►

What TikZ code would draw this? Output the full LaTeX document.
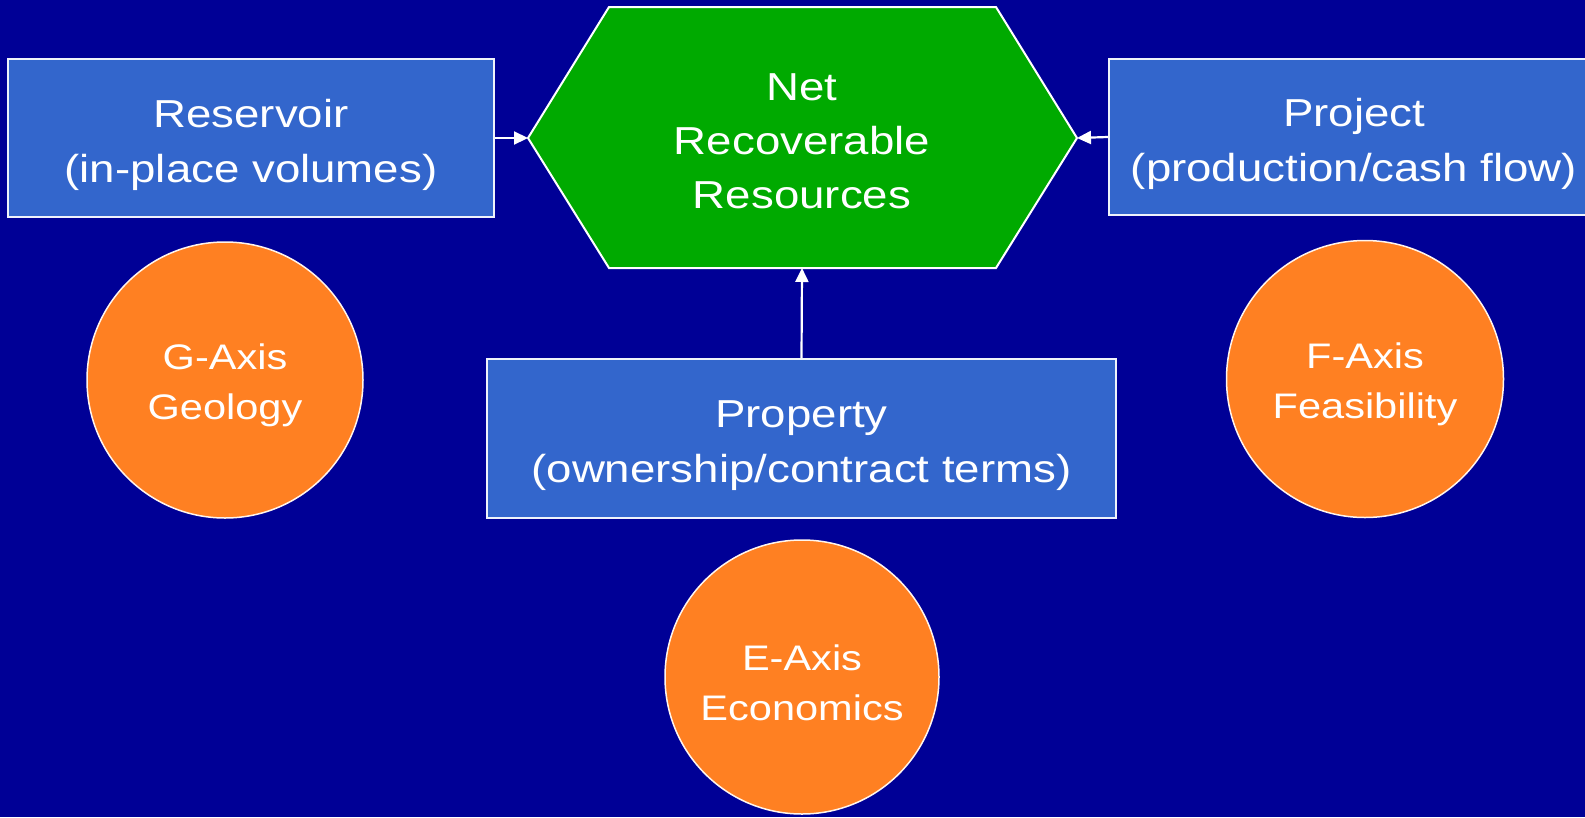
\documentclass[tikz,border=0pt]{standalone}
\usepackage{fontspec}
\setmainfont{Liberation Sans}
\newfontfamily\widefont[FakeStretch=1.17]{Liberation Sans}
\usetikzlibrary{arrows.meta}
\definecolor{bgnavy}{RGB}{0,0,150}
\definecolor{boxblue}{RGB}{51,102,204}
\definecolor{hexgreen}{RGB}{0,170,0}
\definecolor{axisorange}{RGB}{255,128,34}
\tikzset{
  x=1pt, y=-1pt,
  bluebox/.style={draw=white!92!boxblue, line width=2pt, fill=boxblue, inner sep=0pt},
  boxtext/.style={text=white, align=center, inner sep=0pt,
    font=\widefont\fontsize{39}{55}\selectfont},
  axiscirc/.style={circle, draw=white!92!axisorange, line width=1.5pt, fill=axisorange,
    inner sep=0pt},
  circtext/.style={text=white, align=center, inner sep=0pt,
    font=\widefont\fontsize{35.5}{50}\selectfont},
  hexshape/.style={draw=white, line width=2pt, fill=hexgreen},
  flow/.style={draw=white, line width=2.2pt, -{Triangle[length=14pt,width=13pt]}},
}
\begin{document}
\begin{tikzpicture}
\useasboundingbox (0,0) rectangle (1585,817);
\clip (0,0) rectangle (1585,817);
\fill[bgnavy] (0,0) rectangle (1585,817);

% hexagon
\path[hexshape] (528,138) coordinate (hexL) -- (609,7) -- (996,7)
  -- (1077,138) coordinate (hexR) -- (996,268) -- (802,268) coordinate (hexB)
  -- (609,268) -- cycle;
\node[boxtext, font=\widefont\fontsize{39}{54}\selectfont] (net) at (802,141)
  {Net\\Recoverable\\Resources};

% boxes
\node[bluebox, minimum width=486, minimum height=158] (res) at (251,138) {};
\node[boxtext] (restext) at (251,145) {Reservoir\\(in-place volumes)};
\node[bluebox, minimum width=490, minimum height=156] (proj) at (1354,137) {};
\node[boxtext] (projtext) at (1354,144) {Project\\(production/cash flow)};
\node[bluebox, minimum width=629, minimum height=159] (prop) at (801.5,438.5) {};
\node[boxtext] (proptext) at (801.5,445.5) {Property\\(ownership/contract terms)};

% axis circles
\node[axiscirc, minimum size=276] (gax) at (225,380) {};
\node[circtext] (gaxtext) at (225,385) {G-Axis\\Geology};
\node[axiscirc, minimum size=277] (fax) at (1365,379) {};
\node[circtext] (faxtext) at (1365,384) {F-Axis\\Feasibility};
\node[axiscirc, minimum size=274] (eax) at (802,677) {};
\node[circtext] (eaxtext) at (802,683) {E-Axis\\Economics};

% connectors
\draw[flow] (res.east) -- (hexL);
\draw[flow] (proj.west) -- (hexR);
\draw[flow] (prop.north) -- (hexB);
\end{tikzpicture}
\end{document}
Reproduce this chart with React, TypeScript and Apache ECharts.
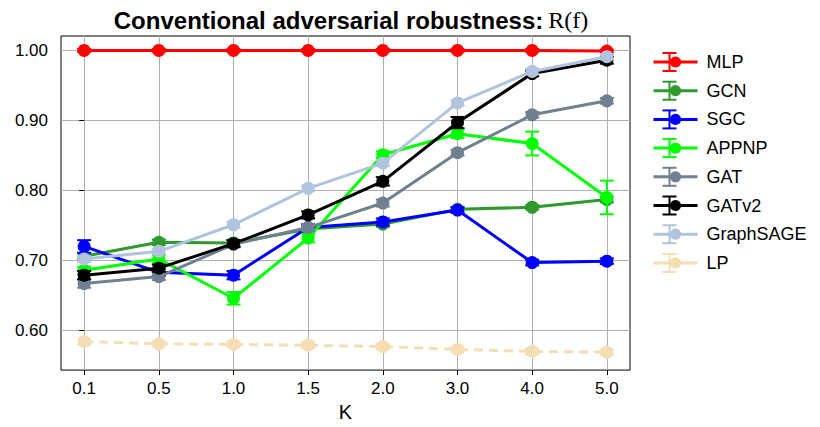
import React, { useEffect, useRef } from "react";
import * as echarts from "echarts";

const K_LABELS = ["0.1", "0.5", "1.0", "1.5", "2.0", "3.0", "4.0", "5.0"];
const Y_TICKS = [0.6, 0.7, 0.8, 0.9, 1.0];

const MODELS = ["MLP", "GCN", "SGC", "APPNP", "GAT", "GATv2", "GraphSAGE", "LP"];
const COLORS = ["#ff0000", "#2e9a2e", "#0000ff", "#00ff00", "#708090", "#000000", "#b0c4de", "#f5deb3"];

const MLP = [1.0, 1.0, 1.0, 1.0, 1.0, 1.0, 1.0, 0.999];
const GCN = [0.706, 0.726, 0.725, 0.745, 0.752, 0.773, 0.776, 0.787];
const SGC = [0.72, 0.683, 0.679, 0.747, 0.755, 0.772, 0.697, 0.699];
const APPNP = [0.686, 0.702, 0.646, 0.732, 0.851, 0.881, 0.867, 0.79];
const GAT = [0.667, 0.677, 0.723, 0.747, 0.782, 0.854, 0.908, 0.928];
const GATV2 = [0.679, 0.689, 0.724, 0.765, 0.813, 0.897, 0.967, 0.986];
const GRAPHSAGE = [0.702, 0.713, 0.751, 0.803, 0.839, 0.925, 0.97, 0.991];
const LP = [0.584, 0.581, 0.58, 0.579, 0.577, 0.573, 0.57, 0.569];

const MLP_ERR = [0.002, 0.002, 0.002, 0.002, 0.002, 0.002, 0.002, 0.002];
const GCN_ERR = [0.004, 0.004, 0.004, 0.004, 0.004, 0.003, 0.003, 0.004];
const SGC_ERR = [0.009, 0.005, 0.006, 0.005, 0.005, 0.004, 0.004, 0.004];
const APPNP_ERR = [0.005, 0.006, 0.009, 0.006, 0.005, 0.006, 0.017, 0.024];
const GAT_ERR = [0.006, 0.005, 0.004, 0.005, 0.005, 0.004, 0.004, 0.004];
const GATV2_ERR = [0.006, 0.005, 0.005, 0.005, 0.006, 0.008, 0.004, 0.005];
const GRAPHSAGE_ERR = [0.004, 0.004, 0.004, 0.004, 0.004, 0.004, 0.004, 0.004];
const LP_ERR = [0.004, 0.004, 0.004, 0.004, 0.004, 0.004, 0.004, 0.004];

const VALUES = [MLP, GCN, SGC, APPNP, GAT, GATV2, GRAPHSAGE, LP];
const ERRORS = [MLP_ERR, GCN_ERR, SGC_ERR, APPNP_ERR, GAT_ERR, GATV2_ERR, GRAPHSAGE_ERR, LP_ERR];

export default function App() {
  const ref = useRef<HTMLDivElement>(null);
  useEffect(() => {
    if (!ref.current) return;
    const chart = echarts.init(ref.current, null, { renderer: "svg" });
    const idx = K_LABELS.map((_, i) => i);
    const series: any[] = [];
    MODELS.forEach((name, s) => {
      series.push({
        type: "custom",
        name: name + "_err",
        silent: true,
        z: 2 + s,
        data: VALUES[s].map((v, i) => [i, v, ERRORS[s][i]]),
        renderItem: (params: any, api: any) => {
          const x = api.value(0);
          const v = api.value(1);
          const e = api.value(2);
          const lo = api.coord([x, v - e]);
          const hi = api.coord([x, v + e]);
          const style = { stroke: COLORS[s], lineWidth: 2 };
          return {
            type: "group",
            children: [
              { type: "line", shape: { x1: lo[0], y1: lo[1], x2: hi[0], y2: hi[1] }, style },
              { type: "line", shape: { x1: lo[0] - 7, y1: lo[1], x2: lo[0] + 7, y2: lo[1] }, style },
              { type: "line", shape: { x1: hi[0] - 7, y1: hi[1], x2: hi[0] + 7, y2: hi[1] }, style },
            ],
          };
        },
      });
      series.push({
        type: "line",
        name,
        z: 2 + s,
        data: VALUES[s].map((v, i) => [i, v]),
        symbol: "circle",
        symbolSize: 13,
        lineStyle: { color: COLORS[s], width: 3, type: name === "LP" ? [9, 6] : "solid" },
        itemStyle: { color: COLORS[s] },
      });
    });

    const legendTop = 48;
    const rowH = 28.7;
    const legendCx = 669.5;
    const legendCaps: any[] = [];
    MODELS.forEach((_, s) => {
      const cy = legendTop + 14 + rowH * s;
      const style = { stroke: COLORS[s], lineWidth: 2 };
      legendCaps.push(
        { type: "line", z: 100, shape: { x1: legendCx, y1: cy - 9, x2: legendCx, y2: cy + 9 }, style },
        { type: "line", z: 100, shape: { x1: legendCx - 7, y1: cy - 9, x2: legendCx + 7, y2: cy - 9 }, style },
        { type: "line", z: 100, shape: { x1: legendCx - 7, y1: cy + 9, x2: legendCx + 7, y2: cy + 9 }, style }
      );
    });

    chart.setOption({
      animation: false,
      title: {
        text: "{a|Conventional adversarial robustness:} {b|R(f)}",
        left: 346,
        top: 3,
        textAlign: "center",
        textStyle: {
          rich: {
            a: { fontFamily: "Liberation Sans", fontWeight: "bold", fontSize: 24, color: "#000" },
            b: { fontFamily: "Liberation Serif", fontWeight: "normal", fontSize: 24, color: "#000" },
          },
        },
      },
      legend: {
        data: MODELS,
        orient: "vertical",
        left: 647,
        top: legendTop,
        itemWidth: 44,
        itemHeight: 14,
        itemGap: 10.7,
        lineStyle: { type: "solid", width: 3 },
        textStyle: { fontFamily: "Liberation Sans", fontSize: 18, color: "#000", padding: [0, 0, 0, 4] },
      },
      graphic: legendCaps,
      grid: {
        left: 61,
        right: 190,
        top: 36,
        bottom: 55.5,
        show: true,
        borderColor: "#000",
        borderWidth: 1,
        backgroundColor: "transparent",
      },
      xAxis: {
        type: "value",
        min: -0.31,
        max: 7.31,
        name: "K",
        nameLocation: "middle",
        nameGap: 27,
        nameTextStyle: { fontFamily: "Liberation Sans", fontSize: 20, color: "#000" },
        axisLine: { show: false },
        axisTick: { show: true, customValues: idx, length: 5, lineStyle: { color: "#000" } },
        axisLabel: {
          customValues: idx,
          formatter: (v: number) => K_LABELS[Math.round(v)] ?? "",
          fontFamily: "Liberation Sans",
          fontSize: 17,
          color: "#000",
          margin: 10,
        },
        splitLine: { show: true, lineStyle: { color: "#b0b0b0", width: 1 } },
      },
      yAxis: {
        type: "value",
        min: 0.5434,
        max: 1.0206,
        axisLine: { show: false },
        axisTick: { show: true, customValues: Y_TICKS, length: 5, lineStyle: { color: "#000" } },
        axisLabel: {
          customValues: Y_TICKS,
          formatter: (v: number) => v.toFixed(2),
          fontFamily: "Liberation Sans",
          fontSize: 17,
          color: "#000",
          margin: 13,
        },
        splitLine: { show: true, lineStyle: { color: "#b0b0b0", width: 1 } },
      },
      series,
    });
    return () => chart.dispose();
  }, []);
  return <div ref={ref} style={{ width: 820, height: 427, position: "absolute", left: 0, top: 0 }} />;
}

◄

> [To be done]: In the lines above, find each one with "React" and list it.

> [Answer to this problem]:
Reproduce this chart with React, TypeScript and Apache ECharts.
import React, { useEffect, useRef } from "react";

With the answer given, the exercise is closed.